The New England Journal of Medicine is publishing the case study on Wednesday, July 16. It details a groundbreaking approach to overcome barriers to heart donation after circulatory death (DCD) in infants.
“This innovation was born out of necessity,” said Joseph Turek, M.D., Ph.D., senior author of the study and chief of pediatric cardiac surgery at Duke Health. “We were determined to find a way to help the smallest and sickest children who previously had no access to DCD heart donation.”
DCD is a technique which allows for heart donation to take place after a circulatory death, rather than brain death (once the standard in donation), as long as the functionality of the heart can be assessed on a perfusion device. DCD has previously been used in adult and adolescent transplants, but existing perfusion devices are too large to fit infant hearts.
A technique called normothermic regional perfusion (NRP) could reanimate the heart inside of the body, but it carries logistical and ethical barriers – leading many centers to avoid using it. The lack of NRP uptake causes viable pediatric donor hearts to go unused.

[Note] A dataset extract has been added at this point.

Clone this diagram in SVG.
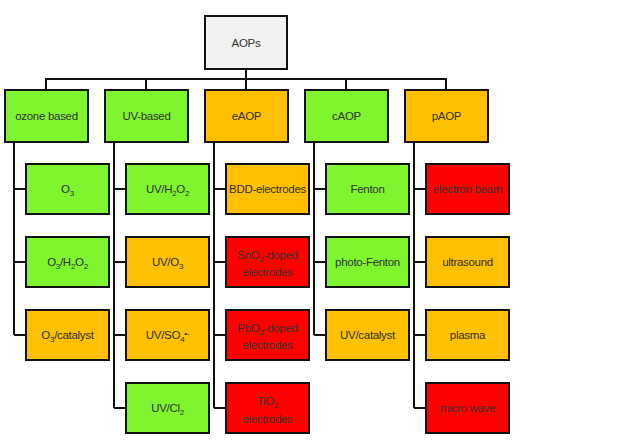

To overcome this, the Duke team developed a novel technique that temporarily reanimates the donor heart outside of the body, on a surgical table using a heart-lung machine (extracorporeal membrane oxygenation or ECMO) – allowing surgeons to assess the organ’s viability before transplant. The approach avoids the barriers associated with NRP and could become a new standard of care.
Duke scientists are calling the new technique on-table heart reanimation. The first-of-its-kind case saved the life of a then 3-month-old patient, who received the procedure earlier this year.

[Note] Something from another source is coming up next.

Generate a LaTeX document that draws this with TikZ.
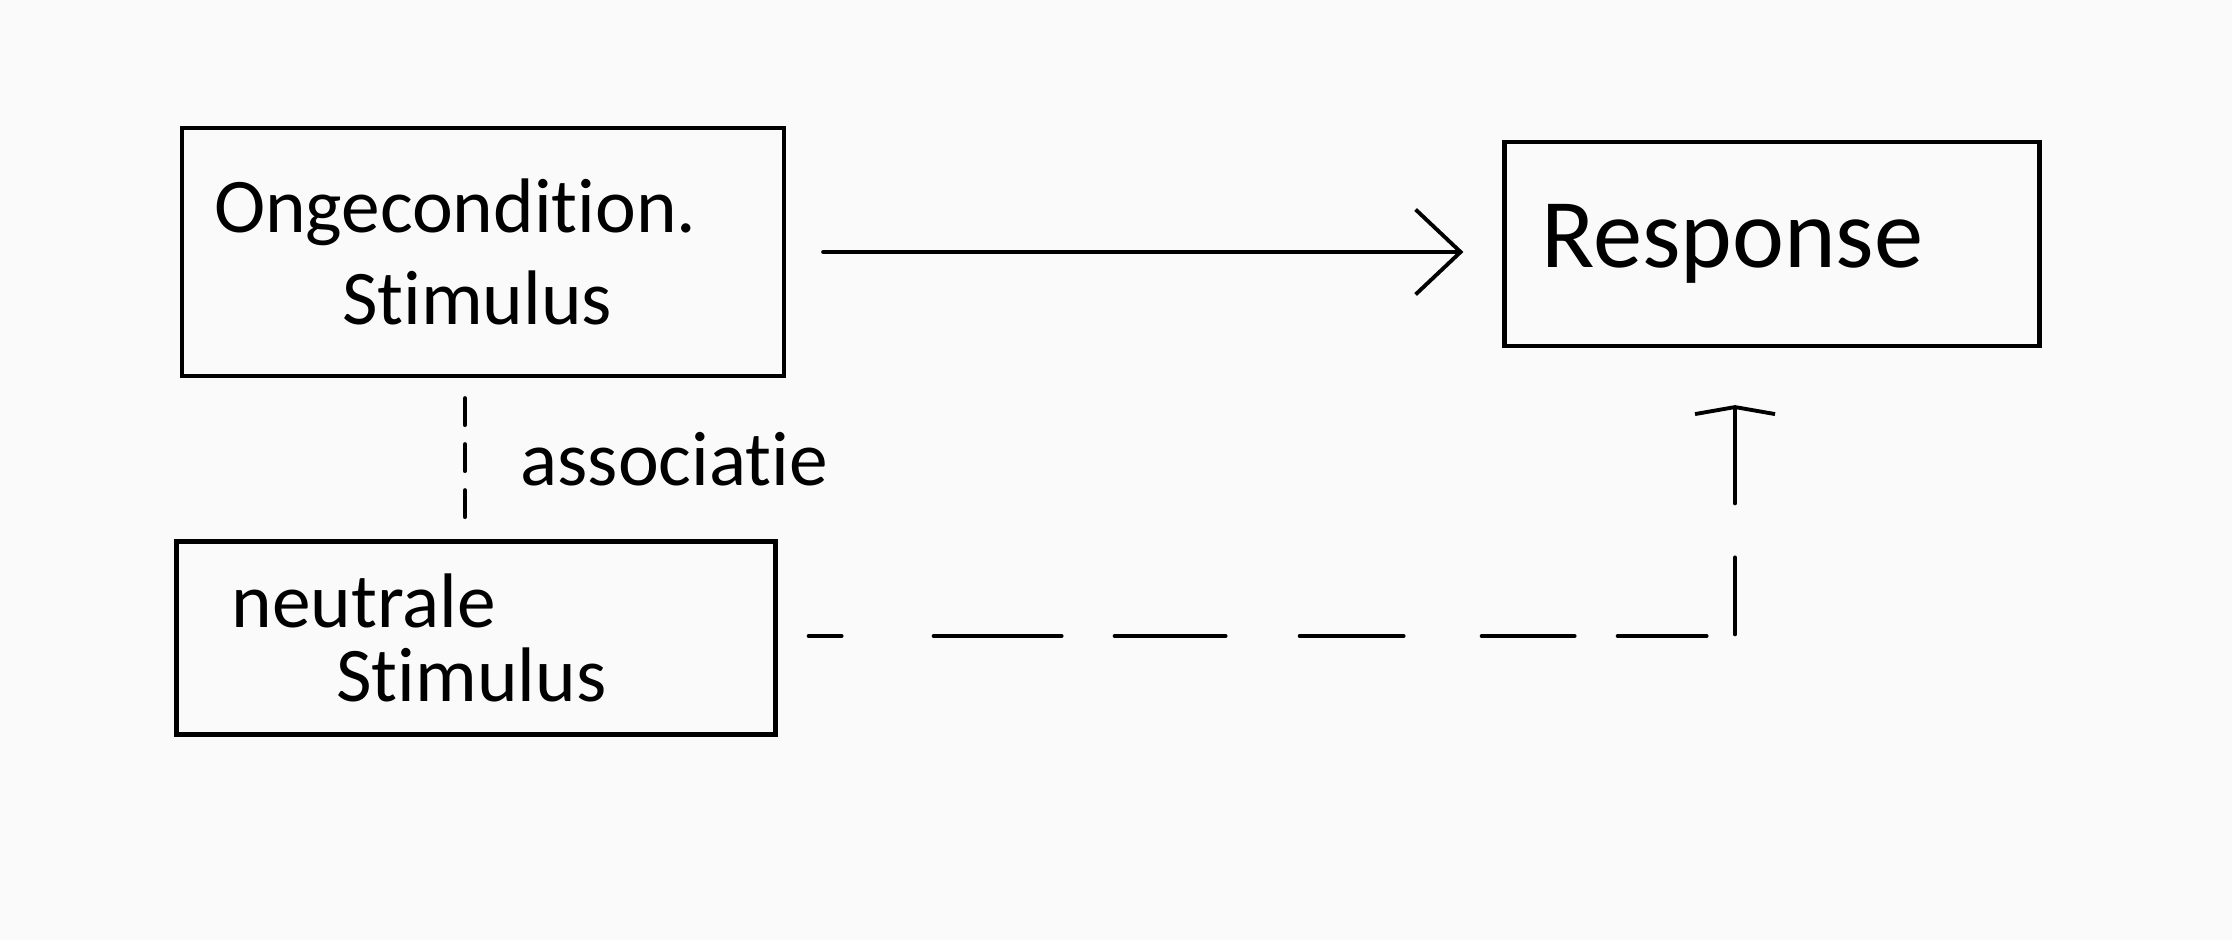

Every year in the U.S. about 700 children are added to the waitlist for a pediatric heart transplant, and of those about 10-20% die while waiting on the list, according to the United Network for Organ Sharing.
Turek estimates the new on-table heart reanimation technique has the potential to save as many young lives as there are viable pediatric donor hearts currently going unused.
“This is a major step forward in pediatric transplant medicine,” Turek said. “On-table heart reanimation could dramatically expand the availability of precious donations — transforming loss into life with greater stewardship and hope.”
Duke Health has a history of pioneering research in DCD hearts transplants, performing the nation’s first DCD heart transplant in an adult in 2019 and the first in an adolescent in 2021.
Turek has also led several pioneering pediatric heart transplant techniques, including the partial heart transplant, the living mitral valve replacement, and the thymus-heart co-transplantation for tolerance.
In addition to Turek, other authors include John A. Kucera and Douglas M. Overbey.